[Raw data]:
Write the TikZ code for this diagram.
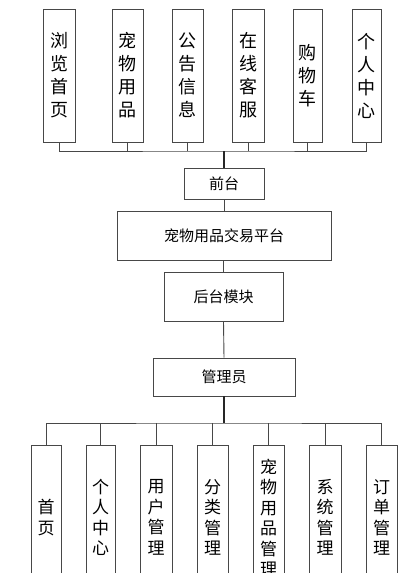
\documentclass[tikz,border=0pt]{standalone}
\usepackage{fontspec}
\setmainfont{Noto Sans CJK SC}
\usetikzlibrary{shadows}
\definecolor{ln}{HTML}{474747}
\tikzset{
  box/.style={draw=ln, line width=0.9pt, fill=white, inner sep=0pt, align=center,
     drop shadow={shadow xshift=1.2pt, shadow yshift=-1.2pt, fill=blue!30!white, opacity=0.25}},
  topbox/.style={box, minimum height=133, font=\fontsize{18}{23}\selectfont},
  midbox/.style={box, font=\fontsize{15}{18}\selectfont},
  botbox/.style={box, minimum height=145, font=\fontsize{17}{20.5}\selectfont},
  conn/.style={draw=ln, line width=0.9pt},
  trunk/.style={draw=black!85, line width=1.4pt}
}
\begin{document}
\begin{tikzpicture}[x=1pt,y=-1pt]
\useasboundingbox (0,0) rectangle (420,573);
\begin{scope}
\clip (0,0) rectangle (420,573);
% top row
\node[topbox, minimum width=32] (t1) at (59,75.5) {浏\\览\\首\\页};
\node[topbox, minimum width=31] (t2) at (127.5,75.5) {宠\\物\\用\\品};
\node[topbox, minimum width=31] (t3) at (187.5,75.5) {公\\告\\信\\息};
\node[topbox, minimum width=32] (t4) at (248,75.5) {在\\线\\客\\服};
\node[topbox, minimum width=29] (t5) at (307.5,75.5) {购\\物\\车};
\node[topbox, minimum width=29] (t6) at (366.5,75.5) {个\\人\\中\\心};
% middle
\node[midbox, minimum width=80, minimum height=31] (qt) at (224,183.5) {前台};
\node[midbox, minimum width=214, minimum height=49] (pt) at (224,235.5) {宠物用品交易平台};
\node[midbox, minimum width=119, minimum height=49] (ht) at (223.5,296.5) {后台模块};
\node[midbox, minimum width=142, minimum height=38] (gl) at (224,377) {管理员};
% bottom row
\node[botbox, minimum width=30] (b1) at (46,517.5) {首\\页};
\node[botbox, minimum width=29] (b2) at (100.5,517.5) {个\\人\\中\\心};
\node[botbox, minimum width=32] (b3) at (156,517.5) {用\\户\\管\\理};
\node[botbox, minimum width=31] (b4) at (212.5,517.5) {分\\类\\管\\理};
\node[botbox, minimum width=31] (b5) at (268.5,517.5) {宠\\物\\用\\品\\管\\理};
\node[botbox, minimum width=32] (b6) at (325,517.5) {系\\统\\管\\理};
\node[botbox, minimum width=31] (b7) at (381.5,517.5) {订\\单\\管\\理};
% top connectors
\coordinate (tbus) at (224,151);
\draw[conn] (t1.south) |- (tbus) -| (t6.south);
\foreach \n in {t2,t3,t4,t5} \draw[conn] (\n.south) -- (\n.south |- tbus);
\draw[trunk] (tbus) -- (qt.north);
% middle connectors
\draw[conn] (qt.south) -- (pt.north);
\draw[conn] (pt.south) -- (ht.south |- pt.south) -- (ht.north);
\draw[conn] (ht.south) -- (gl.north);
% bottom connectors
\coordinate (bbus) at (224,423);
\draw[trunk] (gl.south) -- (bbus);
\draw[conn] (b1.north) |- (bbus) -| (b7.north);
\foreach \n in {b2,b3,b4,b5,b6} \draw[conn] (\n.north) -- (\n.north |- bbus);
\end{scope}
\end{tikzpicture}
\end{document}
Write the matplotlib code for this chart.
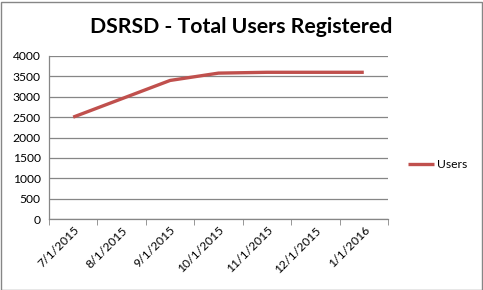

[Your objective]:
Where a line of the data holds "this", show that line.

[Written solution]:
Write the TikZ code for this diagram.
Write the matplotlib code for this chart.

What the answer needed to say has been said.